Tuesday, April 25, 2006

Tuesday Tech Digest



Rumors have been swirling around for weeks but my contacts at Sun denied all: Scott McNealy finally stepped down as CEO of Sun, allowing for the beleaguered icon of the tech boom to have half a prayer of picking itself up off the floor. We'll see.

Scientific shocker of the week: images of women can be distracting to men. But wait, there's more. Sex is good for you.

Self-awareness, regarded as a key element of being human, is switched off when the brain needs to concentrate hard on a tricky task. Like sex for example.

Age of miracles: researchers at the University of Utah will be building a bionic arm "that would work, feel and look like a real arm". And magnetic refrigerators may soon be coming to a Sears near you.

The newly discovered species of meat-eating Tyrannosourus-sized Mapusaurus travelled in packs.

The great global-warming debate continues: the carbon cycle was disrupted millions of years ago.

Yet another fundamental constant of physics probably isn't.

Digital cameras leave fingerprints in the pattern of noise they produce, so that it should be possible to match a picture with the camera from which it was taken, much as one matches a bullet to a gun from which it was fired.

David Thomson will be happy to know that police will soon be able to tell whether you're going 51 in a 50 simply by placing hidden microphones along the roads and listening for doppler shifts in your engine.

Stunning infrared image
image of a glacier in Alaska released by NASA (click on it to get a feeling for the immensity).

Our friends in Peking will conduct their third crewed space flight in September 2008, immediately after the Beijing Olympic Games.

New, interesting websites—almost all emanating from Silicon Valley—are starting to pop up all over. I intended to do a review this week on some of them but ran out of time. I refer you only to Second Life—in many ways the most interesting of all—a home away from home, a virtual world, a metaverse. So far it has approximately 200,000 "inhabitants". To quote The Economist (sorry, pay only):
Avatars [Second Life inhabitants] trade their creations in 'Linden dollars', convertible into hard dollars on Linden's currency exchange, which has a monthly trading volume of $4m. One user, Anshe Chung, pays Linden Labs the equivalent of about $200,000 a year to buy land in Second Life. Ms. Chung turns a profit by developing this land into residential communities (such as 'Hangzhou', 'Gotland', 'Emerald Island' and so on) and charging avatars rent.
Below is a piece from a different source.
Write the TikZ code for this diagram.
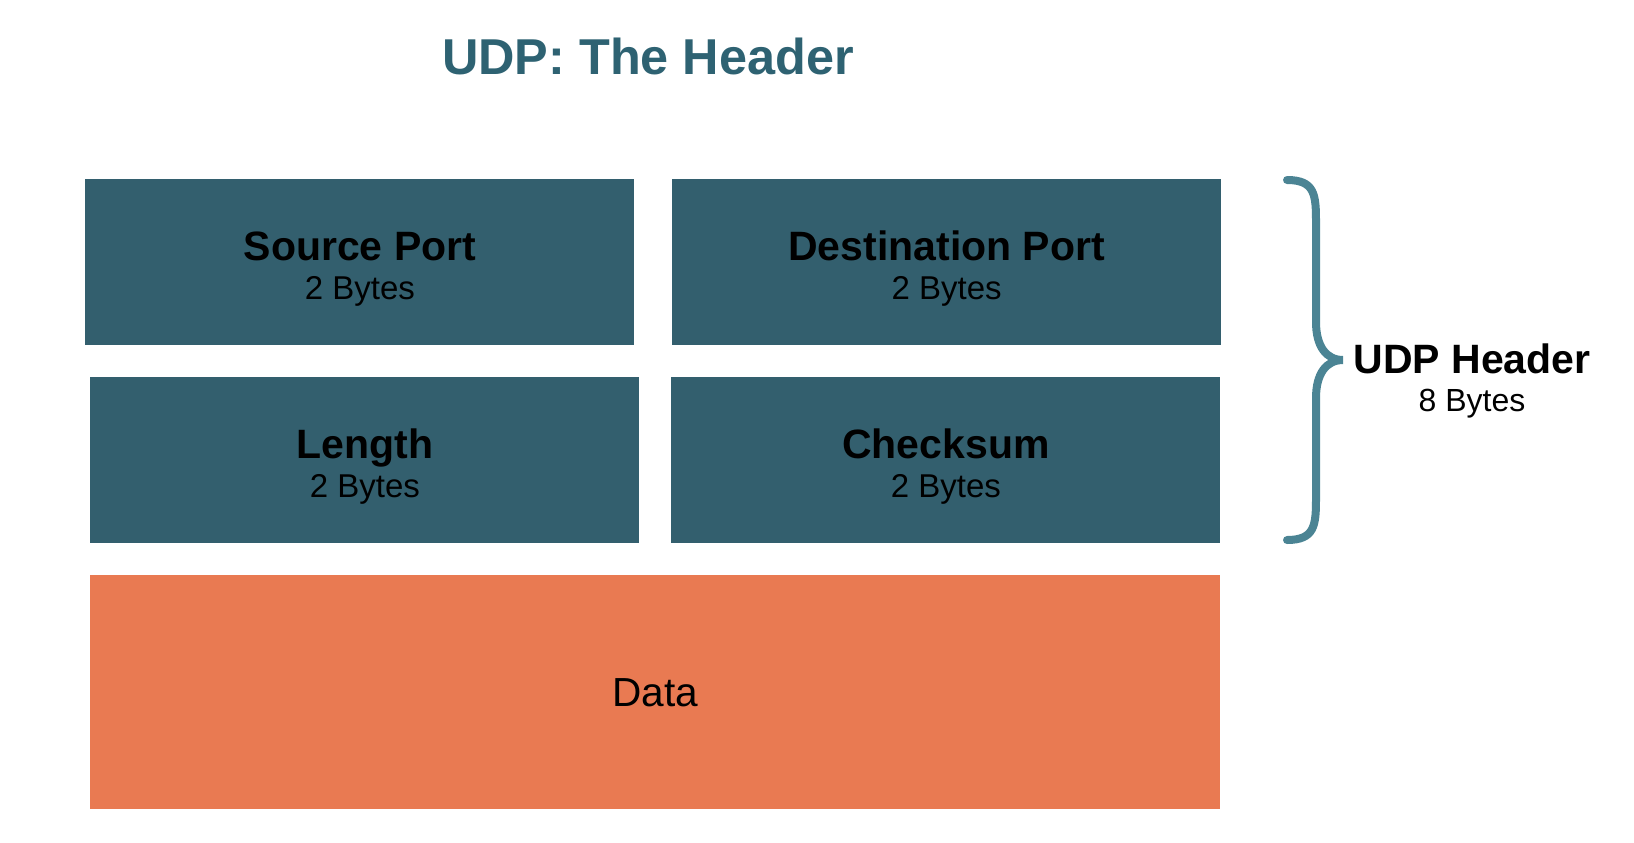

Well, one more site: flexlists looks interesting and useful. Oh, and don't miss this guy's photography of the Manhattan you've never seen. Ok, really the last one, a map for Terrye to enjoy.

New googleism of the week. Windows keyboard shortcuts you never knew existed. Beware the most common ways to kill a PC. Top ten Windows XP tips of all time. Microsoft's new Live Drive may launch before the fabled G-Drive.


Since there were complaints about my last picture of black holes, I present colliding black holes, the missing picture. (Ok, it's a simulation.)

2 comments:

Syl said...

That self-awareness thing is interesting. When I used to program I would get into a zone of sorts on a complex coding problem and solution. Three hours later I'd be done and become aware that it was me doing it. I don't know how to explain it.

XP: I've already whittled down the services running and check system messages frequently. I thus discovered new version of Norton was causing a big red X because I don't allow the message server to start. I disabled Norton from checking messages.

System Restore points is a good tip, though I've already handled that. I don't have much use for the tips other than what I mentioned.

Syl's PERSONAL TIP FOR WINDOWS USERS--ANY VERSION

Once a month boot into Safe Mode. Just let it come up then reboot regular.

It keeps Windows honest. I swear. :) Actually Windows seems to think there is a problem and that's why you're going into Safe Mode and rebuilds the drivers data base (among other things) which often solves problems on its own--or prevents problems from occurring that you hadn't run into yet.

I admit it's not as necessary under XP as previous versions. But in all my years of Windows use I found this trick to be more useful than defragging, for example. In fact I rarely defrag and have had so few actual problems with the OS over the years that I don't remember any. Hardware (not driver) trouble on occasion, but not OS.

Unknown said...

I love the map. I always love maps. Maps and gas prices, what more could I ask for?